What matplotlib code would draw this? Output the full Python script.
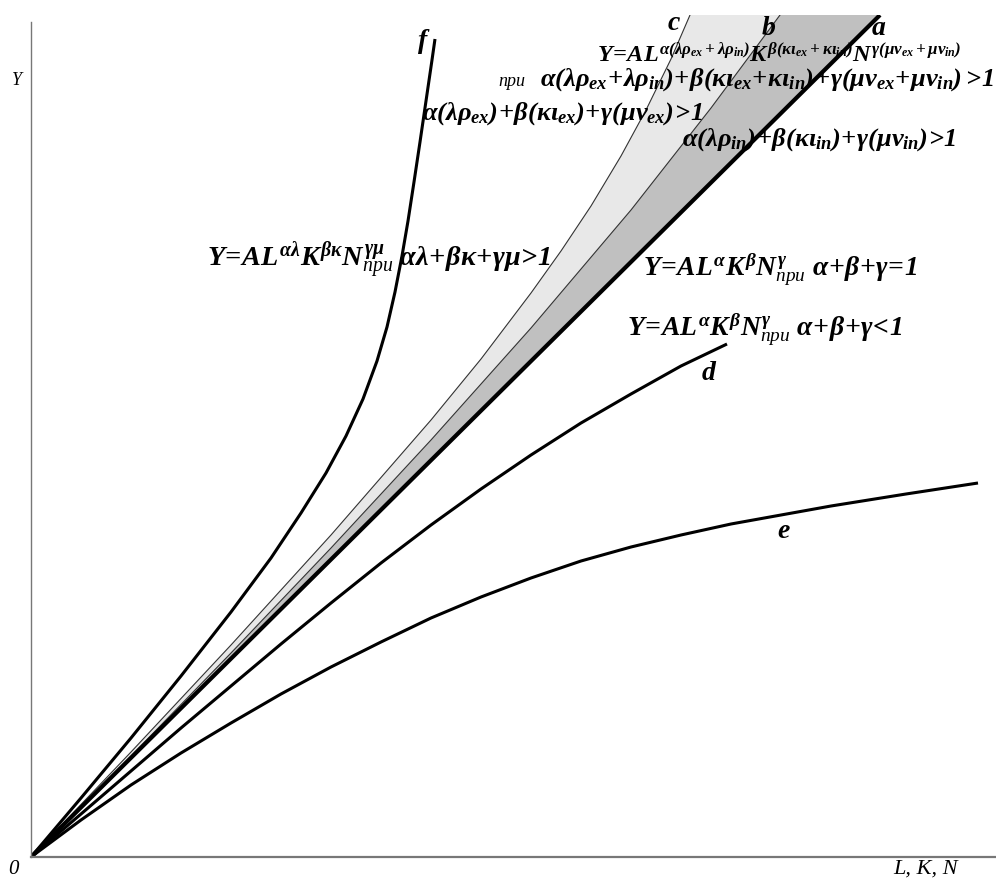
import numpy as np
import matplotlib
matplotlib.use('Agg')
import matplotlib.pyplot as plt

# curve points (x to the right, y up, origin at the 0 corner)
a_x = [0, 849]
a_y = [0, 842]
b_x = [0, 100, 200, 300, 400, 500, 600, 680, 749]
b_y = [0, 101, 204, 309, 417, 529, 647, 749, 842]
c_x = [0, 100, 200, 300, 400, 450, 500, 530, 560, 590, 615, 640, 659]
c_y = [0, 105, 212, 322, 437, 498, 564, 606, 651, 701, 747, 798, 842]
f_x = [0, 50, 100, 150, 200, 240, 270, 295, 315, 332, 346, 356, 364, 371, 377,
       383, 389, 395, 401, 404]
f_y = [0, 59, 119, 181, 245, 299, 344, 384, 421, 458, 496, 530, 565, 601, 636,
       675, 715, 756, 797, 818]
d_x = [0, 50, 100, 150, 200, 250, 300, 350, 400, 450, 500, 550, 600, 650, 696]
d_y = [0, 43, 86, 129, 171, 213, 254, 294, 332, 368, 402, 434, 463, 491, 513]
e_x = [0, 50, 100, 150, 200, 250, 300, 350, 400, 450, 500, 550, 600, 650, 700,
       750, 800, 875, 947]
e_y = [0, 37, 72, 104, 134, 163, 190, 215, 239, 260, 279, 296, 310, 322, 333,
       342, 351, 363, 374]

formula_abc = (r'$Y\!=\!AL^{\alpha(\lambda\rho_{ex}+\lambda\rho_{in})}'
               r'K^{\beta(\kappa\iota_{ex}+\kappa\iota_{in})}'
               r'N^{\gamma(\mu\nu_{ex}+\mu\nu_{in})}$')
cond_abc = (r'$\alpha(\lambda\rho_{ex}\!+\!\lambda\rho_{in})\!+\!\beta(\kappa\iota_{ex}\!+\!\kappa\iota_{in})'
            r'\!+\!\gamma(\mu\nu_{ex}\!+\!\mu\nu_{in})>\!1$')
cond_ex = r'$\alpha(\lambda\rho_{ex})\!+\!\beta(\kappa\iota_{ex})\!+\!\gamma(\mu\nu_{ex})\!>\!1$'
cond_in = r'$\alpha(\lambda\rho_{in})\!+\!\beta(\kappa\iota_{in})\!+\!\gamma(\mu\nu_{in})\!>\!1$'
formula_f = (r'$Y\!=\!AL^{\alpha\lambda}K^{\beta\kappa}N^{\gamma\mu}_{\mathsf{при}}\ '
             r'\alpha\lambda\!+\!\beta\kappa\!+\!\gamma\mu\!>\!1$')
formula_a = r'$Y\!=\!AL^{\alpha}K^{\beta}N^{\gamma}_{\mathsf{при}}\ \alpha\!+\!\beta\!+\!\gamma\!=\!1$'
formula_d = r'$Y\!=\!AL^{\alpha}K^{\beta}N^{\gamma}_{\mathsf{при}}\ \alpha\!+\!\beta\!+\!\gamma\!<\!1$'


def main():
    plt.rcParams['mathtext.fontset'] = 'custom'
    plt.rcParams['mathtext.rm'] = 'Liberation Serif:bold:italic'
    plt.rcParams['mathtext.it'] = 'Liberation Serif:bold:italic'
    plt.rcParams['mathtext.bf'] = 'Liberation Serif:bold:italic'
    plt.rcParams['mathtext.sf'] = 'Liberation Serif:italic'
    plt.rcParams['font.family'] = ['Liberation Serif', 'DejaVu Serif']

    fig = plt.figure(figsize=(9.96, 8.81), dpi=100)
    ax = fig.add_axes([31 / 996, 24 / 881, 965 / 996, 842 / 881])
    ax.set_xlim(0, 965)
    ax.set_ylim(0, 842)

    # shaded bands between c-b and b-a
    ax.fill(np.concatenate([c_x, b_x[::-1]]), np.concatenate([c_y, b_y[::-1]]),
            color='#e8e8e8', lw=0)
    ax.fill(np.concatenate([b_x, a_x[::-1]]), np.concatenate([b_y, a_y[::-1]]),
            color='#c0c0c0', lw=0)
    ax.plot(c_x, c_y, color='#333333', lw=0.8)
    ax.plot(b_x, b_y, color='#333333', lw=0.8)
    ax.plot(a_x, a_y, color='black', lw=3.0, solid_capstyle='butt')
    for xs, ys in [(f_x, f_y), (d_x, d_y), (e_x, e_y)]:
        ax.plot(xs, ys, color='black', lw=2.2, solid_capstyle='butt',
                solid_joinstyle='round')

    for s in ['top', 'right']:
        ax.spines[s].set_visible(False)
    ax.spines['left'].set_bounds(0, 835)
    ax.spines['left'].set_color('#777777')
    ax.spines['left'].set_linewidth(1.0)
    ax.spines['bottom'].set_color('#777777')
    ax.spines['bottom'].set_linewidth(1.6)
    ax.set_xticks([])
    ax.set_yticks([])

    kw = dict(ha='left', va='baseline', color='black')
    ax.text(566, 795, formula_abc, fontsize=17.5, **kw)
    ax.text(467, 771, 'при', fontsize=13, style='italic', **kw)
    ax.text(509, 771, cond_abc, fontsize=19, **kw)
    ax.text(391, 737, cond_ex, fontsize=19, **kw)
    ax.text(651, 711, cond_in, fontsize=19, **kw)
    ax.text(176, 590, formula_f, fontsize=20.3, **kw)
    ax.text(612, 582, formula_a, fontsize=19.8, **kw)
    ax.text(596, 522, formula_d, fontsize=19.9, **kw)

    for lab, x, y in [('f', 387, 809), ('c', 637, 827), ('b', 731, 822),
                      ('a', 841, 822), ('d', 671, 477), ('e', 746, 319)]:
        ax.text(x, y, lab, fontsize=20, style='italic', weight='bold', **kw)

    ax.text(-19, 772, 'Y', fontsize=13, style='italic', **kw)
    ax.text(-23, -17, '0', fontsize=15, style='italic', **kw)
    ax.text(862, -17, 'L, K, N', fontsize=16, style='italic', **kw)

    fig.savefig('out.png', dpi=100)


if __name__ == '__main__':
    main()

__Exercise goal__:
Return each line of the data that contains the string "matplotlib".

__Answer to the problem__:
What matplotlib code would draw this? Output the full Python script.
import matplotlib
matplotlib.use('Agg')
import matplotlib.pyplot as plt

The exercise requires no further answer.